I want to close with a very personal story, a story that kept me up at nights a story that will be with me forever. The first day at the camp I promised myself I would not take any photos. I felt it would simply be a ludicrous act on my behalf. Pictures don’t mean much nowadays.
I did however meet Birhat a 3 year old boy who fled Iraq with his family. They belong to the Yazidis an ethnically Kurdish community that has gone through a lot. He was qute and sweet. He would always smile and laugh. He would run like crazy around the camp. His family was in the camp for 11 months waiting and hoping to be relocated somewhere elsewhere in Europe. I would do most of the work with him aside me. Just when I went to say goodbye to him the very last day he turned around and saw me with disbelief. He would start walking away pretending to be crying and taking a glance now and then.
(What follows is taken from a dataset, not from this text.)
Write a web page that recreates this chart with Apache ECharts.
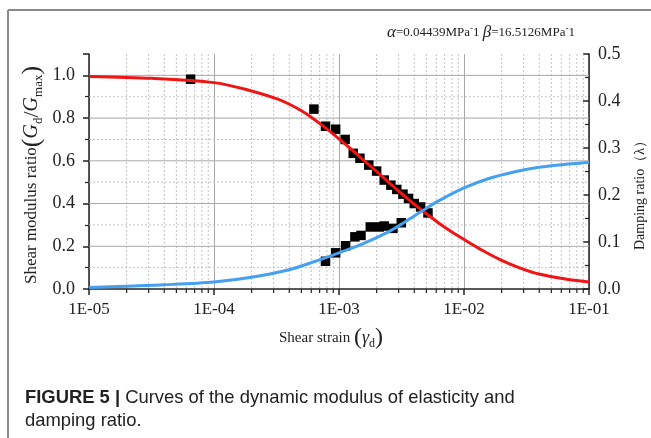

When he realized it was true that I would be gone for good he started throwing stones at me saying: ‘go and leave me here’ . I felt so small in front him, so powerless, so ashamed of humanity. For a moment I couldn’t feel the ground below my feet. I couldn’t accept that this was true. Birhat is NOT a 3 year old refugee from Iraq, he symbolizes every human being. He symbolizes what we have to stand for or we will simply fall for anything. Birhat is a reminder of how we ought to be more empathetic to each other. I can’t wait to see him again very soon.
Last but not least thank you again to those who supported me and made this mission possible for me! I always believed and believe in the power of people working together. ‘I am who I am because of who we all are’.
My mission was not my mission. This was a mission that anyone and everyone can take up. We owe it to ourselves. It can be in our home our communities, our schools. Let’s go one step beyond!